Sawyer went through a boom period in the late 1990s as components for cell phones became a hot commodity. But the boom was already ebbing in 2000, leaving the quartz supplier with too much capacity and too much inventory.
Scott said it became apparent that it was necessary to completely overhaul the company to remain competitive. And fear was the first hurdle to overcome to put a culture in place.
“Some people were more reluctant to change than others,” Scott says. “Some people were anxious to see a change. It was a matter of getting everybody on the same page. Once those of us in management positions began to talk openly with each other about it, we found out we weren’t alone.”
Open and honest communication was key.
“We had to talk honestly about what the strengths and weaknesses were of not only the company, but ourselves,” Scott says.
This open communication should also be a part of the process used to develop a new culture.
Sawyer put together two 15-person groups, the first of which was primarily salaried people who had direct reports, while the other included members of the second level of leadership, Scott says.
The idea was to engage other employees in the process to ensure the new strategy would not be seen as an edict handed down from the top without any input.
“A part of the assignment for the group was to come up with a visual vision that would be used to communicate this vision to the rest of the organization and to sustain that vision as well,” Scott says.
In addition to employee participation, companies should not be afraid to utilize outside consultants.
“That’s what they do,” Scott says. “They were able to customize activities and programs for us around what our needs were.”
It is often helpful to conduct this type of dialogue away from the day-to-day routine of the workplace, where major issues can be hashed out without the distraction of company business. Sawyer leaders spent a weekend at a state park.
While a culture change requires a great deal of internal focus, a company must not forget that its customers have a vested interest in the change, as well.
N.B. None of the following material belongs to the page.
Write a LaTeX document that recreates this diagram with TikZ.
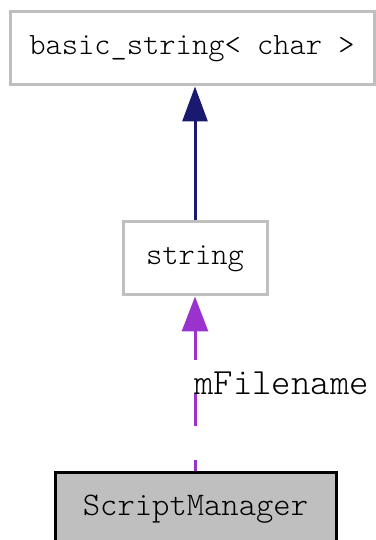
\documentclass[tikz,border=0pt]{standalone}
\usepackage{fontspec}
\setmonofont{Latin Modern Mono Light}
\usepackage{tikz}
\usetikzlibrary{arrows.meta}
\definecolor{edgegray}{HTML}{BFBFBF}
\definecolor{inhnavy}{HTML}{191970}
\definecolor{usepurple}{HTML}{9A32CD}
\begin{document}
\begin{tikzpicture}[x=1pt,y=1pt,
    classbox/.style={rectangle,draw=edgegray,line width=3pt,fill=white,
      minimum height=73pt,inner sep=0pt,font=\ttfamily\fontsize{31}{33}\selectfont},
    mainbox/.style={classbox,draw=black,fill=edgegray,font=\ttfamily\fontsize{33}{35}\selectfont}]
        \useasboundingbox (0,0) rectangle (375,540);
        \node[classbox,minimum width=364pt] (bs) at (192,491.5) {basic\_string< char >};
        \node[classbox,minimum width=144pt] (str) at (195,281.5) {string};
        \node[mainbox,minimum width=281pt] (sm) at (195.5,30.5) {ScriptManager};
        \draw[inhnavy,line width=3pt,-{Triangle[length=35pt,width=25pt]}] (str) -- (str |- bs.south);
        \draw[usepurple,line width=3pt,dash pattern=on 32pt off 34pt,dash phase=21pt,
          -{Triangle[length=35pt,width=26pt]}] (str |- sm.north) -- (str);
        \node[anchor=west,inner sep=0pt,font=\ttfamily\fontsize{37}{39}\selectfont] (fname) at (194,157) {mFilename};
\end{tikzpicture}
\end{document}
News of the change will not always be met with instant approval.
“Customers, for the most part, didn’t want to see change,” Scott says. “We had to convince them that we were still in business and that we were going to come out of this as a solid company that they could continue to count on.”
To ease concerns, the company must do more than just make a phone call or send an e-mail. Sawyer officials visited their customers at their individual facilities, met with managers and sought to answer any questions that they had.
“It was also very important that we continued to supply products on time,” Scott says.
“Internally, we were all about change. Externally, for the most part, we were still the reliable supplier that companies had known us to be.”